The crowd gives Mysterio both a standing ovation and plenty of chants as Psicosis returns and offers a handshake. Mysterio readies a punch but Psicosis hits first by taking Mysterio’s arm and hitting both an enzuigiri and a standing kick to the back of Mysterio’s head. Psicosis arm drags Mysterio into one corner and then lands a dominator press into the opposite one. He follows with more running corner attacks and then lands a falling powerbomb for a two-count. Psicosis hits a front slam into a sharpshooter but Mysterio doesn’t give up. He throws Mysterio into the ringside barricade and then hits Mysterio’s leg with a chair which doesn’t cause a DQ.
Back in the ring, Psicosis gets a two-count off a slingshot leg drop and sends Mysterio into another corner. Mysterio dodges a charge which sends Psicosis shoulder-first into a ringpost. Psicosis charges to the ropes but Mysterio answers with a cartwheel electric chair headcscissor. Mysterio goes for a springboard but Psicosis answers with a leaping Tombstone Piledriver to even the score after seven minutes total match time.
Rey Mysterio = 1; Psicosis = 1
After fifty seconds of replays, the third fall begins and Psicosis powerbombs Mysterio onto a ringside table but not through it because it doesn’t break. He launches Mysterio into the crowd and moves a piece of barricade forward and then hits a running no-hands suicide senton from the ring to the floor onto Mysterio.
Both men struggle back into the ring and once there Psicosis charges into a corner but Mysterio ducks and Psicosis hits the post hard. Mysterio follows with a springboard 450 senton to the outside. Tensions boil over as both guys start kicking each other on the floor and Psicosis throws a chair at Mysterio’s head. Mysterio throws two chairs at Psicosis’ head, traps his head in another chair, and drives it into two ringposts. Diving Frankensteiner. Psicosis kicks out and reverses an Irish whip. Mysterio counters that with an amazing lucha headscissor followed by a triangle senton to the floor on the other side of the ring.
Psicosis drivbes Mysterio into the barricade again, puts him onto a table, and whacks him with a chair. Then he goes to the top rope and hits a diving leg drop through that table. Back in the ring Psicosis lands another powerbomb and another chairshot. He place the chair on Mysterio’s chest and goes to the top rope. Corkscrew senton press connects. Psicosis gets the three-count to win the match after around thirteen minutes of total match time.
Winner: Psicosis (2:1)
For a match once hailed as being nearly flawless it sure doesn’t hold up well to time. This was an inferior version of their 1996 ECW match which had the same environment (completed with raucous crowd), same stipulation, but had better match structure. This was just one big display of crazy moves done in somewhat random order with little follow-through from move to move. One never got the idea that there was any sense of flow. And while that made the match hard to predict it also made it hard to follow. Even with all the athleticism and acrobatics the match was all style and no substance, which is a shame because both men and especially Mysterio were capable of much better, even back then.
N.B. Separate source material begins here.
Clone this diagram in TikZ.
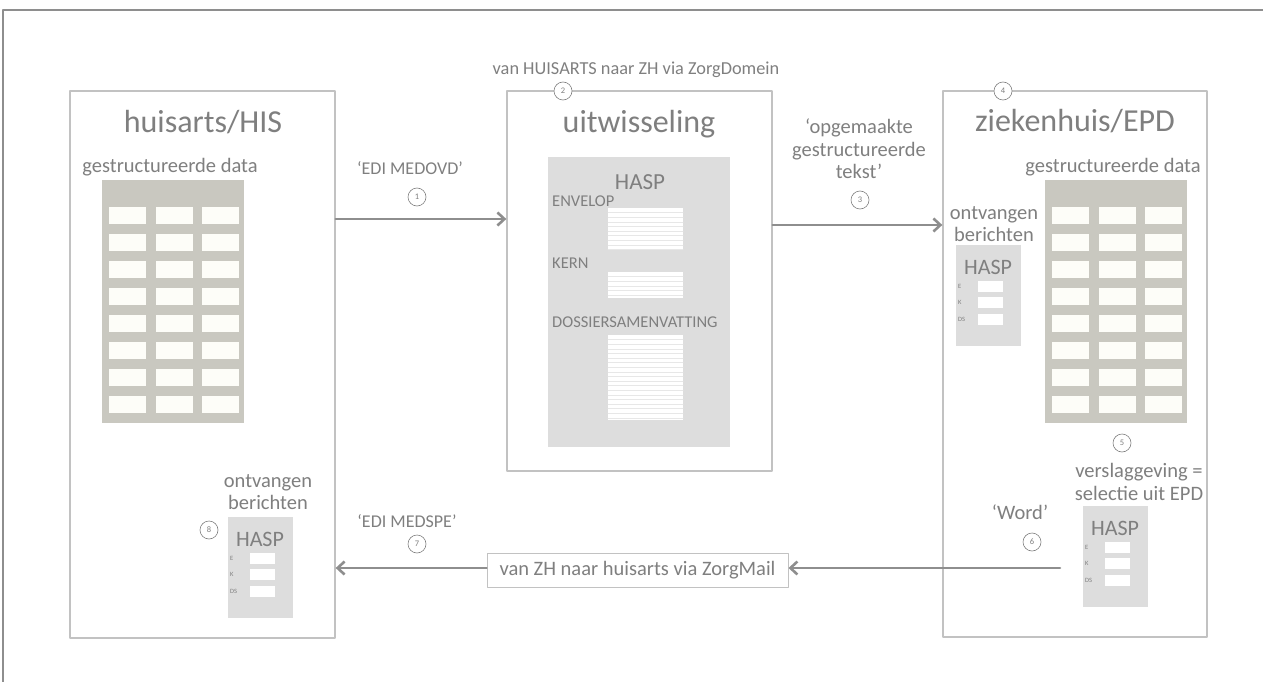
\documentclass[tikz,border=0pt]{standalone}
\usepackage{fontspec}
\setmainfont{Carlito}
\usetikzlibrary{arrows.meta,positioning}
\definecolor{txtgray}{HTML}{7F7F7F}
\definecolor{boxgray}{HTML}{C2C2C2}
\definecolor{arrgray}{HTML}{8E8E8E}
\definecolor{tabgray}{HTML}{C9C8C0}
\definecolor{cellwhite}{HTML}{FDFDF8}
\definecolor{panelgray}{HTML}{DDDDDD}
\tikzset{
  sysbox/.style={draw=boxgray, line width=1.3pt, fill=white, inner sep=0pt},
  systitle/.style={font=\fontsize{32}{34}\selectfont, text=txtgray},
  lbl/.style={font=\fontsize{20.5}{22.5}\selectfont, text=txtgray, align=center, inner sep=0pt},
  capslbl/.style={font=\fontsize{18}{20}\selectfont, text=txtgray, inner sep=0pt},
  part/.style={font=\fontsize{16.5}{18}\selectfont, text=txtgray, anchor=west, inner sep=0pt},
  numcirc/.style={circle, draw=txtgray, line width=0.6pt, fill=white, minimum size=18pt, inner sep=0pt, font=\fontsize{8.5}{9}\selectfont, text=txtgray},
  flow/.style={->, draw=arrgray, line width=2.6pt},
  tiny/.style={font=\fontsize{6.5}{7}\selectfont, text=txtgray, anchor=west, inner sep=0pt},
}
% tabel met gestructureerde data, linksboven in (#1,#2)
\newcommand\datatable[2]{%
  \fill[tabgray] (#1,#2) rectangle ++(142,243);
  \foreach \r in {0,...,7}
    \foreach \c in {7,54,100}
      \fill[cellwhite] (#1+\c,#2+27+27*\r) rectangle ++(37,17);
}
% klein HASP-bericht, linksboven in (#1,#2)
\newcommand\hasppanel[3]{%
  \fill[panelgray] (#1,#2) rectangle ++(65,101);
  \node[font=\fontsize{22}{24}\selectfont, text=txtgray] (#3-hasp) at (#1+32,#2+22) {HASP};
  \foreach \yy/\tt/\nn in {41/E/e,57/K/k,74/DS/ds}{
    \node[tiny] (#3-\nn) at (#1+2,#2+\yy) {\tt};
    \fill[white] (#1+22,#2+\yy-5) rectangle ++(25,11);
  }
}
% wit blok met regels
\newcommand\txtblock[4]{%
  \fill[white] (#1,#2) rectangle (#3,#4);
  \foreach \k in {1,...,30}{
    \pgfmathsetmacro\yy{#2+4.6*\k}
    \ifdim\yy pt<#4pt \draw[panelgray!70, line width=0.5pt] (#1,\yy) -- (#3,\yy);\fi
  }
}
\begin{document}
\begin{tikzpicture}[x=1pt, y=-1pt, >={Straight Barb[length=7pt,width=13pt]}, line join=round, line cap=round]
\useasboundingbox (0,0) rectangle (1263,682);
% kader
\draw[arrgray, line width=1.8pt] (3,682) -- (3,10) -- (1263,10);

% de drie systemen
\node[sysbox, minimum width=265pt, minimum height=547pt] (his) at (202.5,364.5) {};
\node[sysbox, minimum width=265pt, minimum height=380pt] (uit) at (639.5,281) {};
\node[sysbox, minimum width=264pt, minimum height=546pt] (epd) at (1075,364) {};

\node[systitle] (histitle) at (203,122) {huisarts/HIS};
\node[systitle] (uittitle) at (639,124) {uitwisseling};
\node[systitle] (epdtitle) at (1075,121) {ziekenhuis/EPD};

% huisarts
\node[lbl] (hisdata) at (170,167) {gestructureerde data};
\datatable{102}{180}
\node[lbl] (hisontv) at (268,492) {ontvangen\\berichten};
\hasppanel{228}{517}{hisin}
\node[numcirc] (n8) at (209,530) {8};

% uitwisseling
\node[capslbl, font=\fontsize{18.3}{20}\selectfont] (zorgdomein) at (636,70) {van HUISARTS naar ZH via ZorgDomein};
\node[numcirc] (n2) at (563,91) {2};
\fill[panelgray] (548,157) rectangle (730,447);
\node[font=\fontsize{23}{25}\selectfont, text=txtgray] (hasp) at (640,182) {HASP};
\node[part] (envelop) at (552,201) {ENVELOP};
\txtblock{608}{208}{683}{250}
\node[part] (kern) at (552,263) {KERN};
\txtblock{608}{272}{683}{298}
\node[part] (dossier) at (552,322) {DOSSIERSAMENVATTING};
\txtblock{608}{335}{683}{420}

% ziekenhuis
\node[numcirc] (n4) at (1003,91) {4};
\node[lbl] (epddata) at (1113,167) {gestructureerde data};
\datatable{1045}{180}
\node[lbl] (epdontv) at (994,224) {ontvangen\\berichten};
\hasppanel{956}{245}{epdin}
\node[numcirc] (n5) at (1122,443) {5};
\node[lbl] (verslag) at (1139,482) {verslaggeving =\\selectie uit EPD};
\hasppanel{1083}{506}{epdout}
\node[lbl] (word) at (1020,512) {‘Word’};
\node[numcirc] (n6) at (1032,542) {6};

% heen
\coordinate (a1) at (0,219);
\draw[flow] (his.east |- a1) -- (uit.west |- a1);
\node[capslbl] (medovd) at (410,168) {‘EDI MEDOVD’};
\node[numcirc] (n1) at (417,197) {1};
\coordinate (a3) at (0,225);
\draw[flow] (uit.east |- a3) -- (epd.west |- a3);
\node[lbl] (opgemaakt) at (859,149) {‘opgemaakte\\gestructureerde\\tekst’};
\node[numcirc] (n3) at (860,200) {3};

% terug
\node[draw=boxgray, line width=1pt, fill=white, font=\fontsize{20.5}{22}\selectfont, text=txtgray, minimum width=301pt, minimum height=34pt, inner sep=0pt] (zorgmail) at (637.5,570) {van ZH naar huisarts via ZorgMail};
\coordinate (wordout) at (1060,568);
\draw[flow] (wordout) -- (zorgmail.east |- wordout);
\draw[flow] (zorgmail.west |- wordout) -- (his.east |- wordout);
\node[capslbl] (medspe) at (407,521) {‘EDI MEDSPE’};
\node[numcirc] (n7) at (417,544) {7};
\end{tikzpicture}
\end{document}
If this was meant to be just a random exhibition then it was alright but lucha works best when there’s a reason for existing. Save for a few flashes of aggression and open hostility, there was little reason to believe these guys were rivals or had any malicious intent toward one another. Most of the match was just acrobatic lucha libre with little story. Psicosis didn’t go after Mysterio’s mask despite being the clear rudo (heel) and Mysterio just did moves without having much of a comeback. Without any heat or tension the fans had no reason to get behind Mysterio as much, especially since Psicosis hit just many impressive moves as Mysterio did. His moves might not have been as impressive but he still landed the same volume of cool moves all the same.
Final Rating: ***3/4
This match is athletically impressive but that doesn’t mean much, especially in 2023. The past two decades plus have led to a cornucopia of highlights videos, compilations, GIFs, and memes that have centered on wrestlers doing the same kind of stuff that Mysteiro and Psicosis did here. While it might’ve been amusing to watch back then, it doesn’t hold up on a rewatch, especially since both of these guys (but especially Mysterio) would go on to have better matches without sacrificing any key aspects of the lucha libre style.
If you’re looking for great Mysterio matches (since he is, after all, the bigger and more iconic star of the two), then I think your time would better be spent watching his ECW match with Juventud, his WCW match with Eddy, or his title vs. mask match with Chris Jericho at The Bash 2009. All of those matches differ from one another in some way, yet all three of them deliver what this match provides and then some.